Chuck shook the Easy-A. “I worked hard on this,” he said. “You think it’s easy to beat this test? Or work with electricity? I shocked myself trying to—”
“Let me have a look,” Meg said, blowing a lock of hair out of her face. She put the lockbox on the cot and took the Easy-A from Chuck. “You built this?” she said, running her fingers along the inside of the belt.
“Yeah,” Chuck said. “Hold it against your waist.” She did and he pressed a button on the remote. “You should feel that on the left side,” he said. “One buzz—that means question one.”
“Oh, yes,” Meg said. She threw back her head and moaned. “Shock me again, baby.”
A blush crept up Chuck’s neck and into his cheeks. “The right side tells you the answer,” he said, quickly, as Meg grinned. He pressed another button. “You feel that?” he said. “One buzz. That’s A. Two means B. Three, C. You get it?”
Meg nodded. “This is awesome,” she said. “Like, seriously.
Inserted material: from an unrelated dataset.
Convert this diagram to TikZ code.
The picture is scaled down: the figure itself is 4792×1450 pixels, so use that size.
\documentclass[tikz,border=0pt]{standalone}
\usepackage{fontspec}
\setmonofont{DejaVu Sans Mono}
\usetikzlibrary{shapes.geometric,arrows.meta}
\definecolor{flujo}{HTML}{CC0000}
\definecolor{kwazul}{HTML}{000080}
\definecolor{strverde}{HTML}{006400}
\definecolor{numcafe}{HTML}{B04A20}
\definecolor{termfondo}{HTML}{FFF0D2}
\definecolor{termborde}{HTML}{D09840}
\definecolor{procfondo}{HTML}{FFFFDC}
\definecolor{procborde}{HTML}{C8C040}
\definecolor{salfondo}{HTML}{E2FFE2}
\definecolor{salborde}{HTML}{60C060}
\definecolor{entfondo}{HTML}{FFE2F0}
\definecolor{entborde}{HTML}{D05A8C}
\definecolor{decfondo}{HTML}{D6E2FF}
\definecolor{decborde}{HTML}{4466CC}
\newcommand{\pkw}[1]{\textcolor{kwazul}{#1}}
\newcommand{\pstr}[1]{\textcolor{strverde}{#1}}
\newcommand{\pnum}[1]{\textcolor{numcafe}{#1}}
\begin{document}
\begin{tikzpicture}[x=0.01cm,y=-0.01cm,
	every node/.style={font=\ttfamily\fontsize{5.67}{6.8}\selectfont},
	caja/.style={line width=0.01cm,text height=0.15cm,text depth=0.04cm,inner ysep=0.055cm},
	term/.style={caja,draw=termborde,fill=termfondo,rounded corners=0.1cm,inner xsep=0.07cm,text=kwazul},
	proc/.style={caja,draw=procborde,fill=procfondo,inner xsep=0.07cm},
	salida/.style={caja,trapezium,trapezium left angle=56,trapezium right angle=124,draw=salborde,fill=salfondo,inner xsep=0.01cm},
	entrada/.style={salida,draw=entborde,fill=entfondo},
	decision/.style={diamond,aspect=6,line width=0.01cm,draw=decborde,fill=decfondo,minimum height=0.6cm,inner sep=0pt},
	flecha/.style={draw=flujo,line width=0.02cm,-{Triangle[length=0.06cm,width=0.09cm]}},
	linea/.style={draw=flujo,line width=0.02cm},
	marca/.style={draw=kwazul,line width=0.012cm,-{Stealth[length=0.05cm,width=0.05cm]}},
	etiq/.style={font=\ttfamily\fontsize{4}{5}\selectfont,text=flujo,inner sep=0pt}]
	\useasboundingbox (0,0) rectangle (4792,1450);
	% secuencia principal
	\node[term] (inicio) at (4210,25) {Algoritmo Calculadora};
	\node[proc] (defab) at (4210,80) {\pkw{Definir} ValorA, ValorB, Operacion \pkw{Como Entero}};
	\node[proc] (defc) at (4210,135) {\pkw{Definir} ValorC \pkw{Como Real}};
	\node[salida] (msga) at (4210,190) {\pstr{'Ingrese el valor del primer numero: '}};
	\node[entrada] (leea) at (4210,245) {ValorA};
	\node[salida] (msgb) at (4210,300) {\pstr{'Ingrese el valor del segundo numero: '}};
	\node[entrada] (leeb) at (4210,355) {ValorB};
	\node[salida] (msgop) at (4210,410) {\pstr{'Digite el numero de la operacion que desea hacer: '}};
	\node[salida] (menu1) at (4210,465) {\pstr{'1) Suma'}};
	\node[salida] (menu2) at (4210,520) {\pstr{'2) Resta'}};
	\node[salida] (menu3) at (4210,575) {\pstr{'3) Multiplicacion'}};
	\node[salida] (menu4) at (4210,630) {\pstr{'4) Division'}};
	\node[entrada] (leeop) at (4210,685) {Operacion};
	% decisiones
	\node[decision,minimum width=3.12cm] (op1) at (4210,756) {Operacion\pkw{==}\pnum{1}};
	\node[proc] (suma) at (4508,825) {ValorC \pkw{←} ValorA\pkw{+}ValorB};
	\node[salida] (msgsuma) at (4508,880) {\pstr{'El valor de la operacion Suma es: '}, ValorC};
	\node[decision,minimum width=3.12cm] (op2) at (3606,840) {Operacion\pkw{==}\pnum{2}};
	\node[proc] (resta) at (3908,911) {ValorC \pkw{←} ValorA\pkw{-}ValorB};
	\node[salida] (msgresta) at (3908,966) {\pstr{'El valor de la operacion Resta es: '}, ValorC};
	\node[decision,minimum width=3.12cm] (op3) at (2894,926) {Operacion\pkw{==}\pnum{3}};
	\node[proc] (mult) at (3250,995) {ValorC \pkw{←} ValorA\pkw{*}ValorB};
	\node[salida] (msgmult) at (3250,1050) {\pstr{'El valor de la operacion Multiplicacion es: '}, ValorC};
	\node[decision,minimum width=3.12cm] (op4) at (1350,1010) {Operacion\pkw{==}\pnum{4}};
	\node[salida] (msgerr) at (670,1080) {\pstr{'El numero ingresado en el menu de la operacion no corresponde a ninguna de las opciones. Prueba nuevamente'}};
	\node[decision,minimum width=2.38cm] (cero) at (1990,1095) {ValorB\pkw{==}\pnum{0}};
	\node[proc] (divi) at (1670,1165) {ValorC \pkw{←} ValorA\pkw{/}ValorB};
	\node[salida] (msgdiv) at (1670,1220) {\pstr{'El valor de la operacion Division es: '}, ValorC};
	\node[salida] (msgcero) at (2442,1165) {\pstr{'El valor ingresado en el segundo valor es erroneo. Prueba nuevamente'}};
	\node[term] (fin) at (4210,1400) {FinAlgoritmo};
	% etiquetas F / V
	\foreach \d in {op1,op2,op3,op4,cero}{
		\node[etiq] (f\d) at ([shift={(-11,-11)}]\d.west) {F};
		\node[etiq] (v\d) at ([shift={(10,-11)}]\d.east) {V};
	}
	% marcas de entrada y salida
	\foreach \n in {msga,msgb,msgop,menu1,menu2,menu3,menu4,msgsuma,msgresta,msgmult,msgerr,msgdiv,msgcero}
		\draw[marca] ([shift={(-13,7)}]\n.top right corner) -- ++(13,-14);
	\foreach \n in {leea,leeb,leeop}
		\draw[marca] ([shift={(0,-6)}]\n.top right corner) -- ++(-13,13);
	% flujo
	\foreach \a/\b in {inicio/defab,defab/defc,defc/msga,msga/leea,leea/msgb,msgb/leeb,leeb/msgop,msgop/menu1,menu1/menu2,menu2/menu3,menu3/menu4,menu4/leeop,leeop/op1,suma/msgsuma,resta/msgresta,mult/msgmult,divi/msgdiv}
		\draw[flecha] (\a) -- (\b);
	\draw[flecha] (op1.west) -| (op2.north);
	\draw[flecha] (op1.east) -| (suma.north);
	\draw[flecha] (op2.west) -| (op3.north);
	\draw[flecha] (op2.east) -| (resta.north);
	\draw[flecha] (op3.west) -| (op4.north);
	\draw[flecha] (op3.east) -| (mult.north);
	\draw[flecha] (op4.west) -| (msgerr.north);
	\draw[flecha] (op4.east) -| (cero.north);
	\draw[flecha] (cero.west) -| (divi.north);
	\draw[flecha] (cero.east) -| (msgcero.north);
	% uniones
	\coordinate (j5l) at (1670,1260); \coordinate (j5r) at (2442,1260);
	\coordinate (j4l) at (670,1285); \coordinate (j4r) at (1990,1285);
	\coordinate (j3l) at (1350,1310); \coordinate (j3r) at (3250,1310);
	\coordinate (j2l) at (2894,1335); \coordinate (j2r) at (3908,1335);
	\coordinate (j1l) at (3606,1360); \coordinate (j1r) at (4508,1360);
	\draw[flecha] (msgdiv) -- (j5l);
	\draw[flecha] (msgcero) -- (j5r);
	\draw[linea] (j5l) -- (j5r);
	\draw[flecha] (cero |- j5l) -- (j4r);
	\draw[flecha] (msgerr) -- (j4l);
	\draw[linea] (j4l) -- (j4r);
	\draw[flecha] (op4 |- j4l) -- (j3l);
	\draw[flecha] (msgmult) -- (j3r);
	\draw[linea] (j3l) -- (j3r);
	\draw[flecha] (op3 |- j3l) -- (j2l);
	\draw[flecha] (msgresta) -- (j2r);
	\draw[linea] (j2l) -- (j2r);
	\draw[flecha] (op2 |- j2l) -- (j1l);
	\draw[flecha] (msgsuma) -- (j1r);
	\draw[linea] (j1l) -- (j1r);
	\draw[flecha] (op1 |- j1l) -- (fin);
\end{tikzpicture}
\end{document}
I don’t know anyone else who could think of this. Or care about me enough to build it.”
She threw her arms around him, wrapping him in a bear hug. He felt the Easy-A hanging against his back. His face was pressed into her hair and she smelled like vanilla.
“Not a problem,” he whispered. “It was easy.”
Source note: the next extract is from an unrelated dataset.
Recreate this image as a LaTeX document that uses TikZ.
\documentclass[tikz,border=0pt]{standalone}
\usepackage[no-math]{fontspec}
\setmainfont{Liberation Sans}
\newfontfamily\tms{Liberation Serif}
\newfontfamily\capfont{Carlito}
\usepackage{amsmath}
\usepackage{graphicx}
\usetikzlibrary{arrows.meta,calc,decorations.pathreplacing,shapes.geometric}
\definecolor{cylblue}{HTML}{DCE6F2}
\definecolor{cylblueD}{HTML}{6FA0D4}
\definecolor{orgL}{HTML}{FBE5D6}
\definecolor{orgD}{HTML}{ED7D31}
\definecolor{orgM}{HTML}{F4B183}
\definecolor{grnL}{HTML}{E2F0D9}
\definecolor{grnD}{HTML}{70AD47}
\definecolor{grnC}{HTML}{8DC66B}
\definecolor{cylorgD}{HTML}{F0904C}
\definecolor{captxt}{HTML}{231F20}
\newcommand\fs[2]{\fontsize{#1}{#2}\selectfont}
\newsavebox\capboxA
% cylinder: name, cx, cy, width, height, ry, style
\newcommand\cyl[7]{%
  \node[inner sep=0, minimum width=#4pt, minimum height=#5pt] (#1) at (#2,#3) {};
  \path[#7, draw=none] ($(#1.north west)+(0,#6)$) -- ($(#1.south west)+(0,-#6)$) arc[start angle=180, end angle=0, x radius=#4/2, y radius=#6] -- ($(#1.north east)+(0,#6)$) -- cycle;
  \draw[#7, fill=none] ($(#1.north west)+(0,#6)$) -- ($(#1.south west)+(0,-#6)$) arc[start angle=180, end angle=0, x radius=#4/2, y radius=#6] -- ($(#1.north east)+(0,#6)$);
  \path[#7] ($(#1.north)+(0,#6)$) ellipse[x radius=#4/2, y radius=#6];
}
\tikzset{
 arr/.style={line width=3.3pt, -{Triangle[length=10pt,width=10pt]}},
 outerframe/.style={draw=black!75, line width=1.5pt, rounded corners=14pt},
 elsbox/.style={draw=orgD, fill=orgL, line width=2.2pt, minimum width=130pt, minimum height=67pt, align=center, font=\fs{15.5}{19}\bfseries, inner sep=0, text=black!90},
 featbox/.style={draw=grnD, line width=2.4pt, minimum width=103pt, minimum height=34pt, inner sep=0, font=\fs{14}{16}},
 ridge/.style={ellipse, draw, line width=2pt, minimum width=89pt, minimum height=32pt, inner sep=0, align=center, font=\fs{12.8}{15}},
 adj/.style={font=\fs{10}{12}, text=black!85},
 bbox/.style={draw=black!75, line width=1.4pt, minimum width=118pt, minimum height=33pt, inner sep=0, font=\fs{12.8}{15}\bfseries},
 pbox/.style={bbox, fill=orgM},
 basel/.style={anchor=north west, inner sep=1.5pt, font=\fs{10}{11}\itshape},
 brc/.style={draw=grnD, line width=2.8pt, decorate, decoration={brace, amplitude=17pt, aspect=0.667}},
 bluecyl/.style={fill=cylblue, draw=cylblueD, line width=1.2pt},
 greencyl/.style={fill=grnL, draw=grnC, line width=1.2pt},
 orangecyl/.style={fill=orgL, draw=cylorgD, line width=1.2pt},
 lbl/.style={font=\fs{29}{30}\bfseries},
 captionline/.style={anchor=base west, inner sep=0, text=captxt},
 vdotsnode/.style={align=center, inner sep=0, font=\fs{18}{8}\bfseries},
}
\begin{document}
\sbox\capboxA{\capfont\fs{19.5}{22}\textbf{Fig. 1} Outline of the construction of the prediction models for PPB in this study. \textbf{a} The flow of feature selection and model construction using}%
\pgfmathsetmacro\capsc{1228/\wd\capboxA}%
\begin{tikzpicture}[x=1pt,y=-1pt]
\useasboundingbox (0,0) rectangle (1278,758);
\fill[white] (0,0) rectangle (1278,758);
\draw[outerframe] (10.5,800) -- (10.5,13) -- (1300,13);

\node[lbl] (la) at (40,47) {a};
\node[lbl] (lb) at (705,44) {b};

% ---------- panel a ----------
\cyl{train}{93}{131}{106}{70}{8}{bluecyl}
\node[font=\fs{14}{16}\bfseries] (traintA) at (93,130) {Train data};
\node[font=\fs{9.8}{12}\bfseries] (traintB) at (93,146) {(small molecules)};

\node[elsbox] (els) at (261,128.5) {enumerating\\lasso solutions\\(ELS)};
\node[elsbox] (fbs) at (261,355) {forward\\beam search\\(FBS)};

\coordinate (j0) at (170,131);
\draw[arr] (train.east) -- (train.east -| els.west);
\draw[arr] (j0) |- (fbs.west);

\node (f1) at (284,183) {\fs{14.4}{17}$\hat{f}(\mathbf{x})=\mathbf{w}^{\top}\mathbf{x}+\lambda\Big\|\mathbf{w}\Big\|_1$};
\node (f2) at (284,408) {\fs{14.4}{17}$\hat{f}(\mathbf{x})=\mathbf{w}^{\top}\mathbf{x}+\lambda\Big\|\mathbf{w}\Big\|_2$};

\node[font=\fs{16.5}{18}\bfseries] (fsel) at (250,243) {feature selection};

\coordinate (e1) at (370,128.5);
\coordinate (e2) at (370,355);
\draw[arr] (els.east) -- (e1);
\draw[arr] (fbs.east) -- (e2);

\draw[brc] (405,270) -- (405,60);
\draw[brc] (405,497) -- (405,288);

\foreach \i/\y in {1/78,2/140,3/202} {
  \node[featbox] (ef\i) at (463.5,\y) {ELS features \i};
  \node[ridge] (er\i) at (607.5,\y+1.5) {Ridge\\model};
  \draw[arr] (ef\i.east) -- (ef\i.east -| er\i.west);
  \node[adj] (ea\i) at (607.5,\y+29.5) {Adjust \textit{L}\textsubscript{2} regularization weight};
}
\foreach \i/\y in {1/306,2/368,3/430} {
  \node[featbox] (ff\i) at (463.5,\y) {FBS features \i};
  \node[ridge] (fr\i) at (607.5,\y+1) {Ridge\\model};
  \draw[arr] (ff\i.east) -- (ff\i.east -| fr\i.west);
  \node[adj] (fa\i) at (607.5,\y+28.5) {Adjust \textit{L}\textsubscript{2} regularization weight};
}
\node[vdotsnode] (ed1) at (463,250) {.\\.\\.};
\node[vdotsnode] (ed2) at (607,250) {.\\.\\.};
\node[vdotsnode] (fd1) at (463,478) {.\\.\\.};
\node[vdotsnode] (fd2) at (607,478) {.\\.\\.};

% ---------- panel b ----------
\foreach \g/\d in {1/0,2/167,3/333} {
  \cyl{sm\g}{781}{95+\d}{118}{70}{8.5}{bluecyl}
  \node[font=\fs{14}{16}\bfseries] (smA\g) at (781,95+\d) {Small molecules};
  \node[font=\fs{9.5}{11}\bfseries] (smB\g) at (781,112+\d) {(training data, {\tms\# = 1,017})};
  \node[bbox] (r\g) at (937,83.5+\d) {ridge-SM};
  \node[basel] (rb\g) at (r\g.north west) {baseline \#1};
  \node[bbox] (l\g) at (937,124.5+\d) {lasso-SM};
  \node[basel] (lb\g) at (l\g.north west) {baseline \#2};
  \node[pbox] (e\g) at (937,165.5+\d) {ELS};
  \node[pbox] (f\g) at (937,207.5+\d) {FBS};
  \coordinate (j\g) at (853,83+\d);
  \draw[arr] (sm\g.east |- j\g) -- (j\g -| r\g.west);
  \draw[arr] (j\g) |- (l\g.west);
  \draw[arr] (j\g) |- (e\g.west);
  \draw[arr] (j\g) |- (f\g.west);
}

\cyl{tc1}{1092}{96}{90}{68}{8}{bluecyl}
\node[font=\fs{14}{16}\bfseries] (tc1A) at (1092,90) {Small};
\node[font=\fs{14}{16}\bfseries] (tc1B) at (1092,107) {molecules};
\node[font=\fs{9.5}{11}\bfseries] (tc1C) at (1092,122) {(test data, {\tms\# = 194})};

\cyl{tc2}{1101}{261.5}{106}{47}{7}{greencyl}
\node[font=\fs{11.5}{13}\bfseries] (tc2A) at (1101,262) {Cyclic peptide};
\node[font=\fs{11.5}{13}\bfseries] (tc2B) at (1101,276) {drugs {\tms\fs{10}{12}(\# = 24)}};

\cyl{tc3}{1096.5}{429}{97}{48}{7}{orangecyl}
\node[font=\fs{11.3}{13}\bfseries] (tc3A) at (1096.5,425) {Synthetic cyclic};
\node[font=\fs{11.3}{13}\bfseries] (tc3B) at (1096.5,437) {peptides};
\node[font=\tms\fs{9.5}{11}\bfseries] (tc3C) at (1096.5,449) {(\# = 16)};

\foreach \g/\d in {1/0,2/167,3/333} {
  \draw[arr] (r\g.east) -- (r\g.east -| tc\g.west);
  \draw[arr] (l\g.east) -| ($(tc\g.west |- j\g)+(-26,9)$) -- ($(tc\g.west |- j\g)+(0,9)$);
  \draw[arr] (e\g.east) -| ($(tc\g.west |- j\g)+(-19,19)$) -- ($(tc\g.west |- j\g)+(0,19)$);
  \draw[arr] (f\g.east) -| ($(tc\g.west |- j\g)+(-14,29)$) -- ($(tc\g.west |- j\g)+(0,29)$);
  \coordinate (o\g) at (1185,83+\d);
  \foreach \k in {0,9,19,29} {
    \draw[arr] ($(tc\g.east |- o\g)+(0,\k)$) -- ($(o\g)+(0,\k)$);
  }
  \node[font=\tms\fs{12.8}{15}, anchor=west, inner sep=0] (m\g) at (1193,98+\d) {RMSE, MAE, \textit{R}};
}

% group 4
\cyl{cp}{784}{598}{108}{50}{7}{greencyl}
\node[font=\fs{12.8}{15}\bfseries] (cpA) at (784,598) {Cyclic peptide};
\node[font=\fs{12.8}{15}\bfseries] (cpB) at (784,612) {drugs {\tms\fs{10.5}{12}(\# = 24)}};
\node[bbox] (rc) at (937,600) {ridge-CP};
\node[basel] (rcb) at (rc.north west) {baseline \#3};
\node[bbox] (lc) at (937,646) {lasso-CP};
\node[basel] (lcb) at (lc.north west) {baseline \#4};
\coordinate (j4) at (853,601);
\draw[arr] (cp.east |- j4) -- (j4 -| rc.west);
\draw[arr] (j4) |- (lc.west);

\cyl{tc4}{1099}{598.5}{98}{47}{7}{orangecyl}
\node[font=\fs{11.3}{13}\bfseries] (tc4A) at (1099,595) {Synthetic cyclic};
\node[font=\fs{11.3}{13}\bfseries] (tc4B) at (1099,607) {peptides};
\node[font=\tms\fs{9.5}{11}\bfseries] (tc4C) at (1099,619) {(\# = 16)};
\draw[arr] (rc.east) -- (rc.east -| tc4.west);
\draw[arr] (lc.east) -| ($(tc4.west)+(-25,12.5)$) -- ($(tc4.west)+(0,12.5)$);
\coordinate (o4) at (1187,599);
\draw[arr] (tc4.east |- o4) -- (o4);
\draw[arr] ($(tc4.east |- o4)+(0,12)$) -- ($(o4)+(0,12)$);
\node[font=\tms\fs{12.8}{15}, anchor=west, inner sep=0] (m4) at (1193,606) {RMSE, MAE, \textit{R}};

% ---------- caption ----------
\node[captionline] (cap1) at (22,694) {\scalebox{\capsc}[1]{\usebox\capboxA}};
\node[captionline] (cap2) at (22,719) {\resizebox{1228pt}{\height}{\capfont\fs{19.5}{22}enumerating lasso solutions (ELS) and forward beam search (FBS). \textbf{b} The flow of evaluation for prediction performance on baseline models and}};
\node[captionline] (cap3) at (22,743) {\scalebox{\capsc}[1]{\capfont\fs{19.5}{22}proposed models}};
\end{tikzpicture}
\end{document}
Meg, of course, shot herself in the foot.
“Are you kidding me?” Chuck said into the phone. He’d been preparing to leave for the test center when she’d called. “What do you mean, you shot yourself in the foot?”
“I was helping my dad clean his guns,” she said. She sounded tired. “For his birthday. And one went off. It was a freak thing. He never keeps them loaded. I should’ve called you last night but I was in the hospital.”
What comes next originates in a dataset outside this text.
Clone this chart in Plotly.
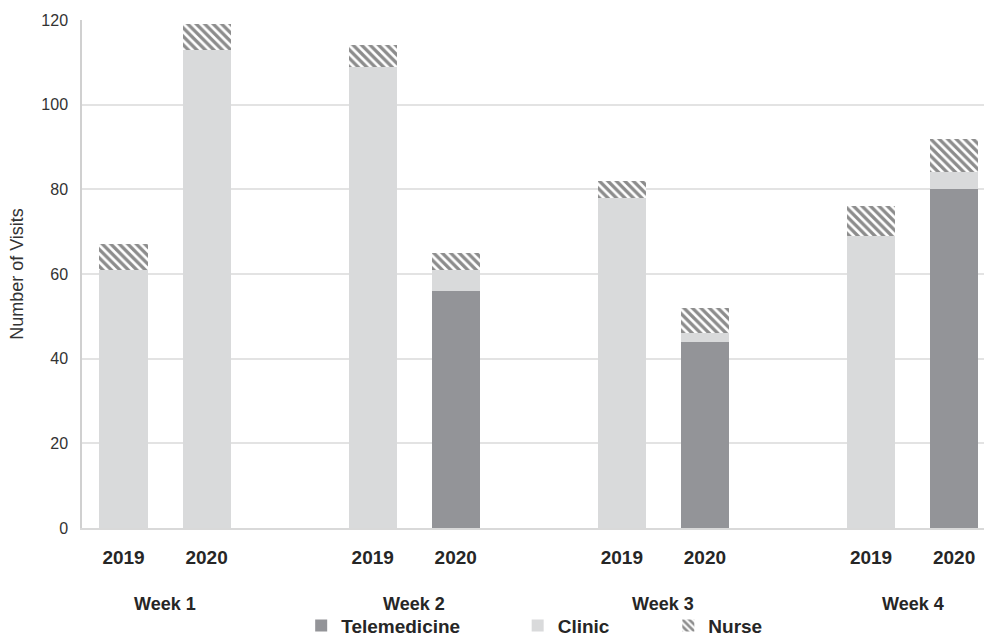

“Oh my god,” Chuck said. “Are you all right?”
“Yeah,” she said. “I mean, other than the fact that I shot myself in the foot. But they gave me a bunch of Vicodin so really it isn’t so bad. Kind of nice, actually. I feel like I’m floating.” She laughed.
The Easy-A felt heavy in Chuck’s pocket. He thought of her bruises and cuts and adrenaline shot through his chest. “If your father—”
“Jesus, Chuck,” Meg said. “My father didn’t shoot me. Christ.”
Chuck felt numb. “So you’re not coming, is what you’re saying,” he said.
“Of course I’m not coming. I just had a bullet taken out of my foot.”
“Well then, I’m coming over,” Chuck said. “I’ll be there in twenty minutes.”
“No, don’t do that. Don’t come over. Chuck, I’m busy. Chuck?”
Chuck had only been to Meg’s place once. She lived with her alcoholic father in the south of town, in a dilapidated trailer beside the railroad tracks. It was not a nice place, by anyone’s standards. A piece of corrugated steel hung over the door and a concrete slab served as a makeshift porch. Stray cats chased each other through the rusting shells of cars that sat on cinderblocks in the front yard.
Despite the wet weather, Chuck rode his bike across town in record time, almost causing three different car accidents in the process. When he reached the trailer, he dropped his bike into the mud and stepped up onto the concrete slab. He took a deep breath, then looked for the doorbell. There was no doorbell. He knocked.
“Come in,” he heard Meg say. He pushed open the door. To his right was Meg’s room, her father’s room, and the dirty bathroom with the leaky faucets. To his left was a dim living room and kitchen. Meg lay reclined on a ratty orange couch, her left leg swathed in bandages from foot to knee. A bowl of popcorn sat in her lap. On the far side of the room, an ancient TV played The Dark Knight.
“Hey,” Chuck said, standing in the doorway. The trailer smelled old, like his grandfather’s basement.
“Hi,” Meg said. “I told you not to come.” She held out the popcorn. “Want some?”
“Your dad home?”
“He ran out. If he, uh, if he comes back, don’t mention the bullet. He’s pretty mad at himself.”
“Okay. Can I…?” Chuck pointed to the couch.
“Sure,” Meg said, pushing some pillows onto the floor to make room for him. “I guess I could use some company.”